The importance of ingested Calabash chalk as a potentially deleterious source of Co, Cr, Fe, Mn or Ni can be evaluated by making reference to the Safe Upper Levels (SULs) or Guidance Levels (GLs) outlined in Table 7. Determined by the UK Expert Group on Vitamins and Minerals (EVM, [6]), SULs represent an intake that can be consumed daily over a lifetime – and note, many geophagists do not deliberately consume earth materials throughout their life, but instead partake only during certain periods such as pregnancy. Our questionnaire survey undertaken in Nigeria indicates that the pregnant women commence geophagia at the onset of vomiting/perceived over-salivation about two months into their pregnancy, ceasing the practise some 4–6 months later – without significant health risk, while GLs (which are based on more limited data) give an approximate indication of levels that would not be expected to cause adverse effects. Previous research [2] has shown that geophagists can potentially exceed the GL for Fe, but the rate of ingestion of Calabash chalk and its bioaccessible Fe content would seem to pose little threat to humans consuming such materials: the MAP of 3.16 mg/day noted in Table 7 is 18.6% of the GL associated with this chemical element. Of the five chemical elements detailed in Table 7, it is the MAP of Mn (3.74 mg/day) that is the nearest to the threshold levels provided by the EVM (who consider that a supplemental intake of up to 4 mg Mn/day in addition to the diet would be unlikely to produce adverse effects).

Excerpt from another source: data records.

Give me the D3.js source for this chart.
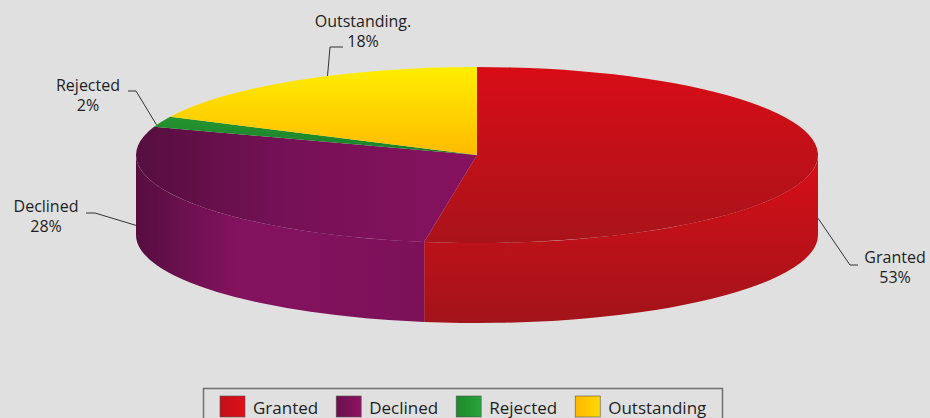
<!DOCTYPE html>
<html>
<head>
<meta charset="utf-8">
<script src="https://cdn.jsdelivr.net/npm/d3@7/dist/d3.min.js"></script>
<style>
  html, body { margin: 0; padding: 0; background: #e0e0e0; }
  svg { display: block; }
  text { font-family: "Open Sans", sans-serif; fill: #1e1e1e; }
</style>
</head>
<body>
<svg id="chart" width="930" height="418"></svg>
<script>
// Application outcomes (share of total, %)
const categories = ["Granted", "Declined", "Rejected", "Outstanding"];
const values = [53, 28, 2, 18];
const sliceLabels = ["Granted", "Declined", "Rejected", "Outstanding."];
const percentLabels = ["53%", "28%", "2%", "18%"];

// Colour ramps per slice: [top-face stops], [side stops], legend swatch
const topStops = [
  [["0%", "#d80d16"], ["100%", "#a9131a"]],
  [["0%", "#560e3f"], ["45%", "#761156"], ["100%", "#86125f"]],
  [["0%", "#24952f"], ["100%", "#1b7f29"]],
  [["0%", "#ffee00"], ["100%", "#ffbb00"]]
];
const sideStops = [
  [["0%", "#d80e17"], ["100%", "#a2141a"]],
  [["0%", "#560e3f"], ["35%", "#84125f"], ["100%", "#7c1159"]],
  [["0%", "#1e8a2c"], ["100%", "#176f23"]],
  [["0%", "#ffc400"], ["100%", "#e0a800"]]
];
const topVertical = [true, false, true, true];
const sideVertical = [true, false, true, true];
const swatchStops = [
  [["0%", "#c10f18"], ["100%", "#e0101a"]],
  [["0%", "#6c0f4c"], ["100%", "#8a1363"]],
  [["0%", "#1d8a2b"], ["100%", "#2aa23a"]],
  [["0%", "#ffb800"], ["100%", "#ffd800"]]
];

// Pie geometry
const cx = 477, cy = 155, rx = 341, ry = 88, depth = 80;

// Label layout: text centre, baseline of first line, and leader path
// (anchor given as an angle on the rim plus a fraction of the side height)
const labelLayout = [
  { x: 895, y: 263, anchorAngle: 90,  anchorDepth: 0.79, elbow: [850, 265], end: [858, 265] },
  { x: 46,  y: 212, anchorAngle: 270, anchorDepth: 0.88, elbow: [95, 213],  end: [86, 213] },
  { x: 88,  y: 91,  anchorAngle: 290, anchorDepth: 0,    elbow: [136, 91],  end: [128, 91] },
  { x: 363, y: 27,  anchorAngle: 334, anchorDepth: 0,    elbow: [330, 47],  end: [343, 47] }
];
const lineGap = 20;

const svg = d3.select("#chart");
const defs = svg.append("defs");

function addGradient(id, stops, vertical) {
  const g = defs.append("linearGradient").attr("id", id)
    .attr("x1", 0).attr("y1", 0)
    .attr("x2", vertical ? 0 : 1).attr("y2", vertical ? 1 : 0);
  stops.forEach(s => g.append("stop").attr("offset", s[0]).attr("stop-color", s[1]));
}
categories.forEach((c, i) => {
  addGradient("top" + i, topStops[i], topVertical[i]);
  addGradient("side" + i, sideStops[i], sideVertical[i]);
  addGradient("sw" + i, swatchStops[i], false);
});

const arcs = d3.pie().sort(null).value(d => d)(values);

function pt(a, dz) {
  return [cx + rx * Math.sin(a), cy - ry * Math.cos(a) + (dz || 0)];
}
function f(p) { return p[0].toFixed(2) + "," + p[1].toFixed(2); }

// Top face of a slice: centre -> rim arc -> centre
function topPath(a0, a1) {
  const p0 = pt(a0), p1 = pt(a1);
  const large = (a1 - a0) > Math.PI ? 1 : 0;
  return `M${cx},${cy}L${f(p0)}A${rx},${ry} 0 ${large} 1 ${f(p1)}Z`;
}
// Visible outer wall of a slice (front half only)
function sidePath(a0, a1) {
  const s = Math.max(a0, Math.PI / 2), e = Math.min(a1, 3 * Math.PI / 2);
  if (e <= s) return null;
  const large = (e - s) > Math.PI ? 1 : 0;
  return `M${f(pt(s))}A${rx},${ry} 0 ${large} 1 ${f(pt(e))}` +
         `L${f(pt(e, depth))}A${rx},${ry} 0 ${large} 0 ${f(pt(s, depth))}Z`;
}

const pie = svg.append("g");
arcs.forEach((d, i) => {
  const p = sidePath(d.startAngle, d.endAngle);
  if (p) pie.append("path").attr("d", p).attr("fill", `url(#side${i})`);
});
arcs.forEach((d, i) => {
  pie.append("path").attr("d", topPath(d.startAngle, d.endAngle))
    .attr("fill", `url(#top${i})`);
});

// Data labels with leader lines
const labels = svg.append("g");
arcs.forEach((d, i) => {
  const L = labelLayout[i];
  const a = L.anchorAngle * Math.PI / 180;
  const anchor = pt(a, L.anchorDepth * depth);
  labels.append("path")
    .attr("d", `M${f(anchor)}L${f(L.elbow)}L${f(L.end)}`)
    .attr("fill", "none").attr("stroke", "#333").attr("stroke-width", 1);
  const g = labels.append("g").attr("font-size", 16).attr("text-anchor", "middle");
  g.append("text").attr("x", L.x).attr("y", L.y).text(sliceLabels[i]);
  g.append("text").attr("x", L.x).attr("y", L.y + lineGap).text(percentLabels[i]);
});

// Legend
const legend = svg.append("g");
legend.append("rect").attr("x", 203.5).attr("y", 388.5).attr("width", 519).attr("height", 40)
  .attr("fill", "none").attr("stroke", "#707070").attr("stroke-width", 1.5);
let lx = 220;
categories.forEach((c, i) => {
  legend.append("rect").attr("x", lx).attr("y", 396).attr("width", 25).attr("height", 21)
    .attr("fill", `url(#sw${i})`).attr("stroke", "#555").attr("stroke-width", 0.6);
  const t = legend.append("text").attr("x", lx + 33).attr("y", 414)
    .attr("font-size", 17).text(c);
  lx = lx + 33 + t.node().getComputedTextLength() + 18;
});
</script>
</body>
</html>
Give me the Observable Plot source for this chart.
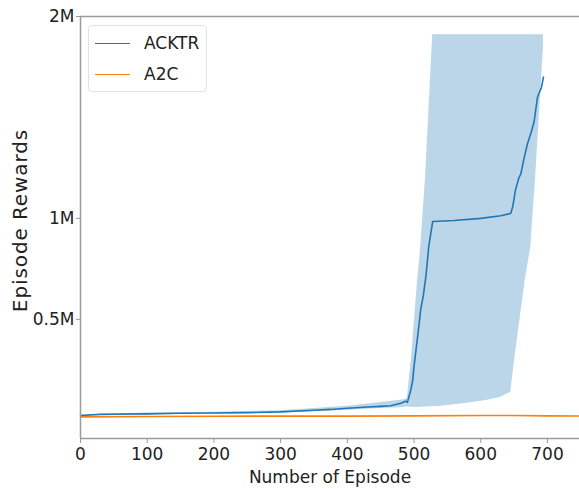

As previously highlighted, the Undongo contains elevated pseudo-total concentrations of Cr and Ni. However, regarding this soil material, the MAP of Cr is <0.056 mg/day, well below the GL of 10 mg Cr/day (Table 7). The EVM [6] could not establish a SUL or GL for the supplemental intake of Ni, but noted that dietary intakes of this metal can cause flare-ups of dermatitis since it is a potent skin sensitizer. Certain foodstuffs such as soya beans typically contain elevated concentrations of Ni, and a supplementary diet comprised of such constituents – that provided an oral intake of 0.49 mg/day – was found to trigger symptoms of hand eczema in Ni-sensitive female patients [54]. Assuming a 20 g/day ingestion of Undongo however, the bioaccessible concentrations of Ni – from which a MAP of <0.02 mg/day can be calculated – do not appear to be a threat to the geophagist.

Conclusions

Any ingested geophagical material has the potential to release mineral nutrients and PHEs when they come in contact with digestive fluids. However, our investigations following the use of two scenario’s associated with the FOREhST IVBA procedure, indicate that at rates of consumption of 20 g/day, the Calabash chalk materials on the whole are not a significant source of mineral nutrients or PHEs to humans (this finding applies also to Undongo despite the Fe enrichment stated on the labelling of the product). Indeed, with many in vitro leachate solutions containing concentrations of, for example, Pb that are less than the blanks employed in our analysis, the geophagical materials are capable of adsorbing chemical elements, so preventing their absorption. Our results further suggest that foodstuffs can be a sink for Pb in the GI environment. Whilst the reported concerns about ingested Calabash chalk may be lessened with such findings we would still advocate caution about the use of such materials: their microbial sterility, for example, is questionable and needs to be investigated.